Here are some things to keep in mind when your older child is jealous of younger siblings
- Give equal responsibilities to your kids when it comes to helping at home. This will make them feel equally valued.
- Avoid comparisons at all costs. Trying to motivate one child through the other child’s achievements is always going to lead to jealousy. Celebrating all achievements equally, whether big or small is crucial.
- Make time for them individually. Personalized attention is important when it comes to jealous child behavior.
Even a single child can experience jealousy. Here’s how you can help them cope.
- Acknowledge their feelings. Talking your child out of jealousy is likely to not work. Accepting their feelings and helping them express themselves is always more beneficial.
- Help your child understand that them being bad at something does not mean they will never be good at it.
- Highlight and celebrate strengths. Keeping your child’s focus on what his or her strengths are will help them focus less on what they struggle with and reduce their desire to want that more.

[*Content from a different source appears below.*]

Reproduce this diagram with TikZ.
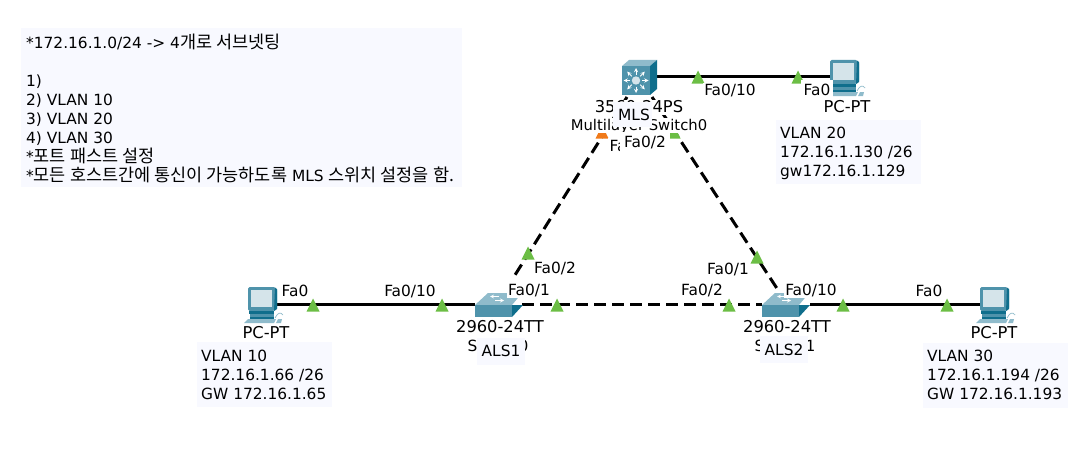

- Help your child understand the value of money. Kids are often jealous of their friend’s possessions. Helping them understand how much things cost and encouraging them to earn those items instead of receiving them as gifts will positively channel their feelings.
- Set examples that show the importance of values and quality time over materialism. When your child starts to associate physical objects with emotions, their desire for what those items stand for will overpower the desire for the items themselves.